Dangers Real and Imagined
Humans are not lion prey. Our own predator morphology, e.g., forwarded-facing eyes (known as “binocular vision”), easily distinguishes us from prey morphology (eyes facing sideways). Human effluvium also smells predatory; it wafts of malodorous meat. Cougars, like most predators, instinctively fear other predators. And what are humans if not tall, large, bi-ped mammalian predators?

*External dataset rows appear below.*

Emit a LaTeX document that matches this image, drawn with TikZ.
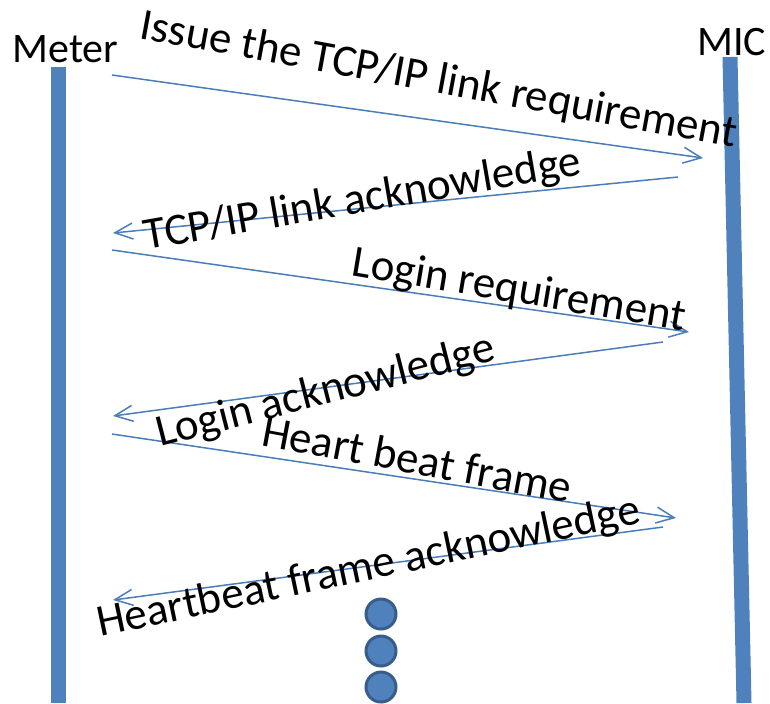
\documentclass[tikz,border=0pt]{standalone}
\usepackage{fontspec}
\setmainfont{Carlito}
\usetikzlibrary{arrows.meta}
\definecolor{lifeblue}{HTML}{4F81BD}
\definecolor{msgblue}{HTML}{4A7EBB}
\definecolor{dotrim}{HTML}{385D8A}
\begin{document}
\begin{tikzpicture}[x=0.5pt, y=-0.5pt,
                    lifeline/.style={lifeblue, line width=7.5pt},
                    msg/.style={msgblue, line width=0.75pt, -{Straight Barb[length=9pt, width=8pt]}},
                    who/.style={font=\fontsize{21}{25}\selectfont, inner sep=0pt, anchor=base west},
                    lbl/.style={font=\fontsize{22.5}{27}\selectfont, inner sep=0pt, anchor=base west},
                    moredot/.style={circle, fill=lifeblue, draw=dotrim, line width=1.5pt, minimum size=15pt, inner sep=0pt}]
  \useasboundingbox (0,0) rectangle (770,703);
  % lifelines
  \node[who] (meter) at (12,62) {Meter};
  \node[who] (mic) at (697,55) {MIC};
  \coordinate (mtop) at (58,67);
  \coordinate (mbot) at (58,703);
  \coordinate (ctop) at (730,57);
  \coordinate (cbot) at (744,703);
  \draw[lifeline] (mtop) -- (mbot);
  \draw[lifeline] (ctop) -- (cbot);
  % message ends
  \coordinate (m1) at (112,75);  \coordinate (c1) at (703,158);
  \coordinate (c2) at (678,177); \coordinate (m2) at (113,233);
  \coordinate (m3) at (112,250); \coordinate (c3) at (689,332);
  \coordinate (c4) at (663,342); \coordinate (m4) at (113,416);
  \coordinate (m5) at (112,434); \coordinate (c5) at (676,518);
  \coordinate (c6) at (663,527); \coordinate (m6) at (113,600);
  \draw[msg] (m1) -- (c1);
  \draw[msg] (c2) -- (m2);
  \draw[msg] (m3) -- (c3);
  \draw[msg] (c4) -- (m4);
  \draw[msg] (m5) -- (c5);
  \draw[msg] (c6) -- (m6);
  % message labels
  \node[lbl, rotate=-10.4] (linkreq) at (138,38) {Issue the TCP/IP link requirement};
  \node[lbl, rotate=9.8] (linkack) at (146,250) {TCP/IP link acknowledge};
  \node[lbl, rotate=-9.5] (loginreq) at (350,275) {Login requirement};
  \node[lbl, rotate=14.4] (loginack) at (160,447) {Login acknowledge};
  \node[lbl, rotate=-10.6] (beat) at (260,445) {Heart beat frame};
  \node[lbl, rotate=11.9] (beatack) at (100,637) {Heartbeat frame acknowledge};
  % and so on
  \node[moredot] (more1) at (381,614) {};
  \node[moredot] (more2) at (381,651) {};
  \node[moredot] (more3) at (381,687) {};
\end{tikzpicture}
\end{document}
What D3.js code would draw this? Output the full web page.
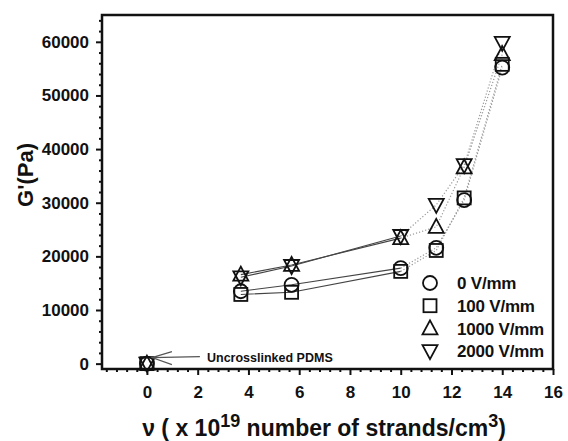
<!DOCTYPE html>
<html><head><meta charset="utf-8">
<script src="https://cdn.jsdelivr.net/npm/d3@7"></script>
<style>body{margin:0;background:#fff}svg text{font-family:"Liberation Sans",Arial,sans-serif;font-weight:bold;fill:#111}</style>
</head><body><svg id="c" width="568" height="441"></svg>
<script>
const xValues = [0, 3.7, 5.7, 10.0, 11.4, 12.5, 14.0];
const series0 = [0, 13500, 14700, 17800, 21600, 30500, 55200];
const series100 = [0, 12900, 13300, 17200, 21100, 30900, 55800];
const series1000 = [0, 16600, 18400, 23400, 25500, 36600, 57700];
const series2000 = [0, 16100, 18200, 23800, 29600, 37000, 59800];
const seriesNames = ["0 V/mm", "100 V/mm", "1000 V/mm", "2000 V/mm"];
const seriesShapes = ["circle", "square", "up", "down"];
const xTicks = [0, 2, 4, 6, 8, 10, 12, 14, 16];
const yTicks = [0, 10000, 20000, 30000, 40000, 50000, 60000];
const annotation = "Uncrosslinked PDMS";

const allSeries = [series0, series100, series1000, series2000];
const svg = d3.select("#c");
const L = 102, R = 553, T = 15, B = 369;
const x = d3.scaleLinear().domain([-1.77, 16]).range([L, R]);
const y = d3.scaleLinear().domain([-1000, 65000]).range([B, T]);

// minor ticks
const xMinor = d3.range(-1.6, 16.01, 0.4).filter(v => Math.abs(v / 2 - Math.round(v / 2)) > 0.01);
const yMinor = d3.range(0, 64001, 2000).filter(v => v % 10000 !== 0);
const gx = svg.append("g").attr("transform", `translate(0,${B})`);
gx.call(d3.axisBottom(x).tickValues(xTicks).tickSize(6).tickSizeOuter(0).tickPadding(11).tickFormat(d3.format("d")));
const gxm = svg.append("g").attr("transform", `translate(0,${B})`);
gxm.call(d3.axisBottom(x).tickValues(xMinor).tickSize(3).tickSizeOuter(0).tickFormat(""));
const gy = svg.append("g").attr("transform", `translate(${L},0)`);
gy.call(d3.axisLeft(y).tickValues(yTicks).tickSize(6).tickSizeOuter(0).tickPadding(7).tickFormat(d3.format("d")));
const gym = svg.append("g").attr("transform", `translate(${L},0)`);
gym.call(d3.axisLeft(y).tickValues(yMinor).tickSize(3).tickSizeOuter(0).tickFormat(""));
[gx, gxm, gy, gym].forEach(g => {
  g.select(".domain").remove();
  g.selectAll("line").attr("stroke", "#111").attr("stroke-width", 2);
  g.selectAll("text").style("font-size", "17px").attr("fill", "#111");
});
svg.append("rect").attr("x", L).attr("y", T).attr("width", R - L).attr("height", B - T)
  .attr("fill", "none").attr("stroke", "#111").attr("stroke-width", 2.5);

// lines
const line = d3.line().x(d => x(d[0])).y(d => y(d[1]));
allSeries.forEach(s => {
  const pts = xValues.map((v, i) => [v, s[i]]);
  svg.append("path").attr("d", line(pts.slice(1, 4))).attr("fill", "none")
    .attr("stroke", "#444").attr("stroke-width", 1.1);
  svg.append("path").attr("d", line(pts.slice(3))).attr("fill", "none")
    .attr("stroke", "#999").attr("stroke-width", 1.2).attr("stroke-dasharray", "1.2,2");
});

// markers
function marker(g, shape, cx, cy) {
  const st = {fill: "none", stroke: "#111", "stroke-width": 1.8};
  let el;
  if (shape === "circle") el = g.append("circle").attr("cx", cx).attr("cy", cy).attr("r", 7);
  else if (shape === "square") el = g.append("rect").attr("x", cx - 6.5).attr("y", cy - 6.5).attr("width", 13).attr("height", 13);
  else if (shape === "up") el = g.append("path").attr("d", `M${cx},${cy - 8}L${cx + 7.5},${cy + 6}L${cx - 7.5},${cy + 6}Z`);
  else el = g.append("path").attr("d", `M${cx},${cy + 8}L${cx + 7.5},${cy - 6}L${cx - 7.5},${cy - 6}Z`);
  Object.entries(st).forEach(([k, v]) => el.attr(k, v));
}
const gm = svg.append("g");
allSeries.forEach((s, si) => {
  xValues.forEach((v, i) => marker(gm, seriesShapes[si], x(v), y(s[i])));
});

// legend
const lg = svg.append("g");
seriesNames.forEach((n, i) => {
  const yy = 283 + i * 22.7;
  marker(lg, seriesShapes[i], 430, yy);
  lg.append("text").attr("x", 457).attr("y", yy).attr("dy", "0.36em").style("font-size", "17px")
    .style("letter-spacing", "-0.2px").text(n);
});

// annotation
const ax = x(0) + 5, ay = y(0) - 6;
svg.append("path").attr("d", `M${ax + 48},${ay - 1}L${ax},${ay}M${ax + 20},${ay - 6}L${ax},${ay}L${ax + 20},${ay + 7}`)
  .attr("fill", "none").attr("stroke", "#555").attr("stroke-width", 1.1);
svg.append("text").attr("x", 207).attr("y", ay).attr("dy", "0.35em").style("font-size", "12.5px").text(annotation);

// axis titles
svg.append("text").attr("transform", "translate(33,175) rotate(-90)").attr("text-anchor", "middle")
  .style("font-size", "22px").text("G'(Pa)");
const xt = svg.append("text").attr("x", 324).attr("y", 436).attr("text-anchor", "middle").style("font-size", "23px");
xt.append("tspan").text("ν ( x 10");
xt.append("tspan").attr("dy", -9).style("font-size", "18px").text("19");
xt.append("tspan").attr("dy", 9).text(" number of strands/cm");
xt.append("tspan").attr("dy", -9).style("font-size", "18px").text("3");
xt.append("tspan").attr("dy", 9).text(")");
</script></body></html>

Lions and people now coexist. Civilization and range destruction force lion “habituation” with its deadly interloper, a relatively new invasive species, Homo sapien. Habituated lions, like domestic dogs, lose instinctual fears making them dangerous, especially to low-to-the-ground prey-sized children, pets, crouching adults and dwarfs.

Hot Tip
Hike or bike with others; avoid dawn and dusk. If you find stashed-away dead prey, leave the area; its owner is likely to return. If confronted, stay calm (as if this is possible). Don’t turn and run; hold your ground. Aggressively stare down “punk-cat” with your binocular vision Betty Davis eyes, look big, make noise, throw things (but don’t bend over or crouch down to pick up anything). Get mean. Get jiggy on its hindquarters:

Yo, yo, punk-cat brat
Where you at, u mo fo scat…

[pause]
You lookn’ at me, suckah?

Slowly drift back, especially if punk-cat doesn’t have a means of egress; lions will neither walk backwards nor turn their backs on fellow predators, like you. Cougar are often encountered while tracking prey. Hold still as deer, cougar’s pixel vision magnifies movement, but blurs details; better deer make the fatal first move than you.

RX
If cougar wants you dead, you won’t require first aid. Otherwise, stop hemorrhaging and call 911 or radio an SOS on your walkie-talkie.
* * *
Death Meter: 5 out of 10. They rarely confront people; follow the rules, don’t become a statistical anomaly.